One of the neatest parts of this particular camping trip is that it marks the first time Grey has been part of a kid-herd. These phenomenon, a relic of simpler times, have more or less disappeared from suburban neighborhoods (at least mine). On either side of our campsite was a gaggle of children, roughly Grey’s age. Both gaggles invited him to tag along. So for hours at a time I could SEE him, but he was over there, playing with the other kids, swapping silly bands and playing those imaginative games I remember so fondly from my youth. It was wonderful to have him safe, making friends, and playing outside (while I attempted to keep Thane from launching head-first into the fire or eating the Cheerios he’d dropped on the ground).
We did a lot of swimming this last time, since the weather was perfect for it. It’s a nerve-wracking time. When *I* was 4 I knew how to swim, or at least well enough. I didn’t have swimming lessons until I was 9 or so, but I recall being perfectly happy in the water, even when my feet didn’t touch. Grey isn’t there – not at all. We did swimming lessons last summer, but we missed half of them because we were camping. (Ah! Irony!) So we figured this year we’d wait until fall. In the interim, though, we keep Grey very close. Thane, in his continuing quest to give us gray hair, loves the following water sports: flinging yourself backwards until your ears are under water, falling down in the water (forward – allows you to see if your arms are long enough to reach the ground AND keep your mouth above water), falling down in the water (backward – babies have no core strength and really can’t do a “situp”), eel-imitation, and sand-eating. Also, taking whatever toys are unguarded on the shore.
There were notably fewer calm and relaxing swims out to the bouys this time than there were last summer.
Our big “car walk” this trip was up to Mt. Washington. I would hereby like to apologize for all my snide Northwest superiority regarding our mountains. I have long felt that any mountain you could drive up was no mountain. Then I drove the road up Mt. Washington. Now, I’m an experienced mountain driver. I grew up on car-commercial roads. But the 16% grades and no guard rails… well. Actually, I’m not so sure that’s a new experience (I remember particularly vividly a trip we took up to some Lion rock or some such thing up a one-lane logging road that had recently had a washout…. and let’s not even discuss the state of the road last time I went up Llad pass), but it was a rather daunting one. And Mt. Washington is pretty extreme. We went on a very, very hot day — temperatures in the mid-80s to low 90s. At the windswept top of the mountain it was about 50. And there was snow. So I’ll admit it. It’s a real mountain.

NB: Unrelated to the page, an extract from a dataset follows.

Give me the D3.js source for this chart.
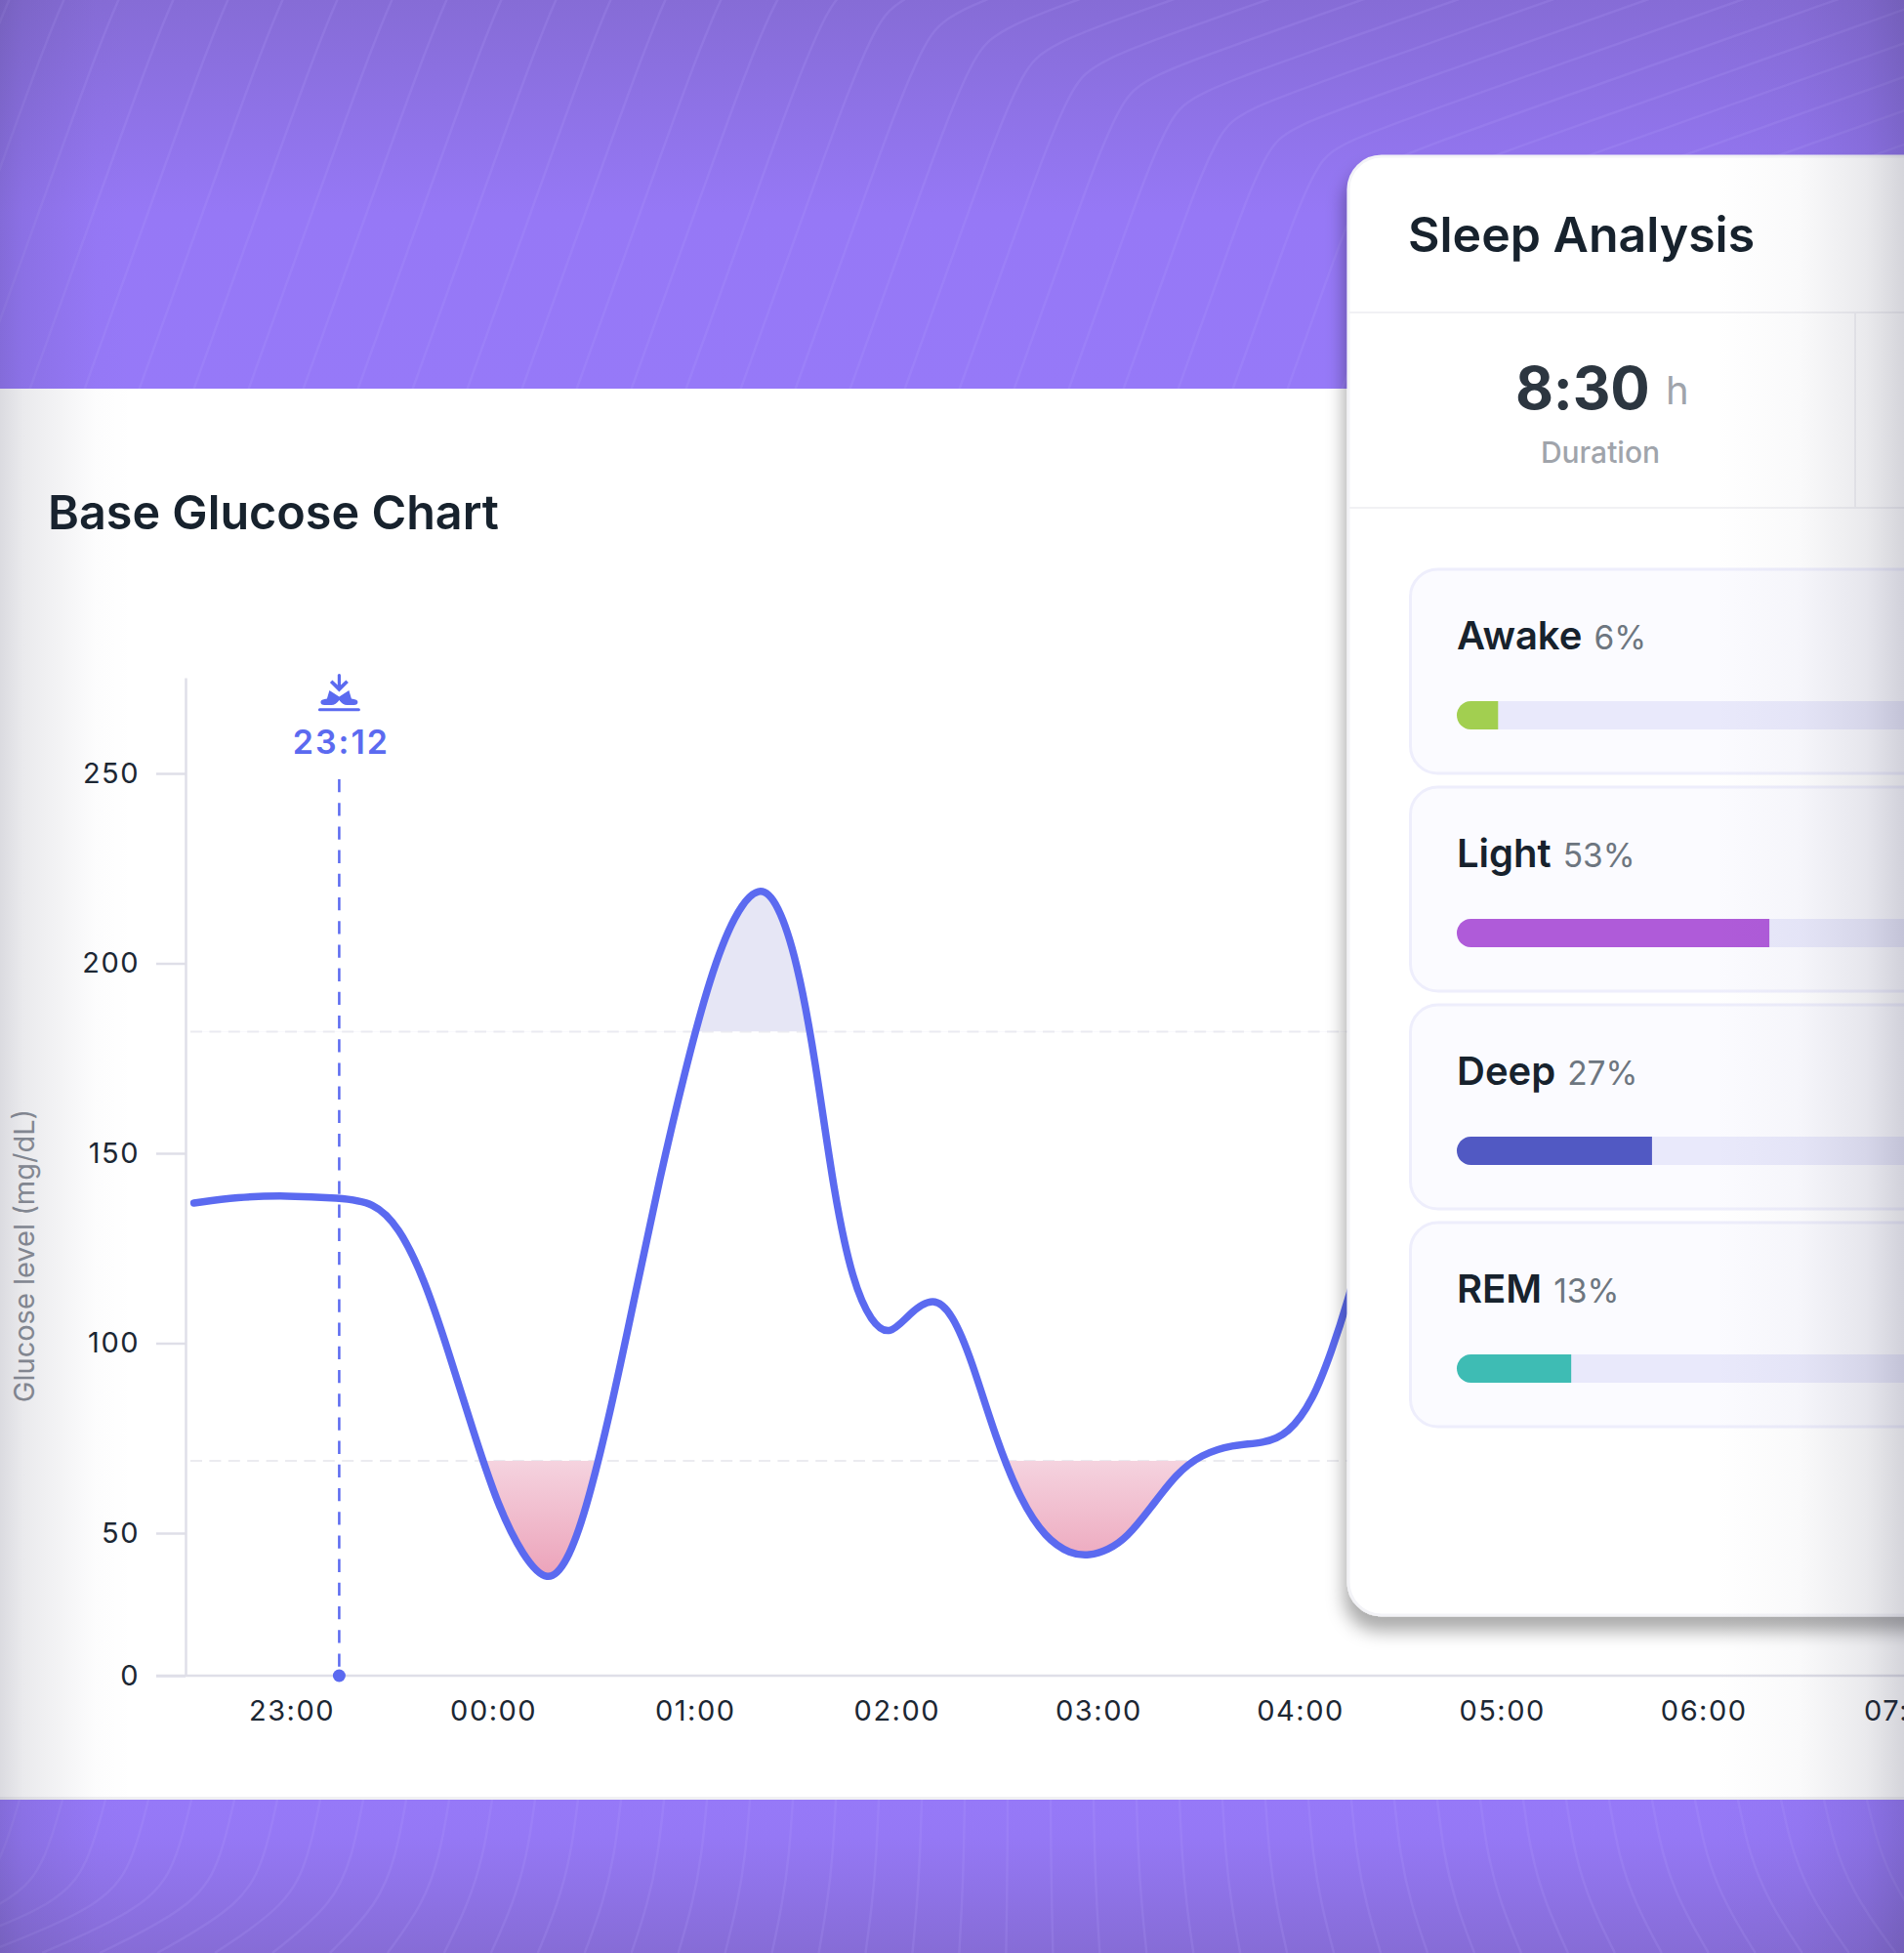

On my way back down, pausing to cool the brakes, I had the momentary thought that maybe, just maybe, on this adventure so like my childhood adventures (see also: Llad Pass) I was the first Johnstone to do this very-Johnstoneish trip. I reveled in the thought that there was a crazy, mountainous adventure that I got to first. Then I called my parents, “Yeah, that’s quite a road isn’t it?”
I should’ve known better.
It was a wonderful time. I really like camping. I like being out in the woods. I like resetting my view of the world. I like the depth and breadth of time I spend with my family. And I like cooking everything in bacon grease. I would really like to find some “camping buddies” — folks who wanted to share those bacon-grease cooked eggs, or who can handle a s’more with the best of them. Ideally, perhaps, someone with a few kids so we could have a built-in gaggle. (Also because anyone without kids would likely be really annoyed at the stuff it’s hard to do while camping AND be a responsible parent of young children.)
And this is obviously the hardest time of life to go camping. Next year? Will definitely be easier.
Yeah, that’s a respectable drive. You do not have a New England monopoly, sister mine!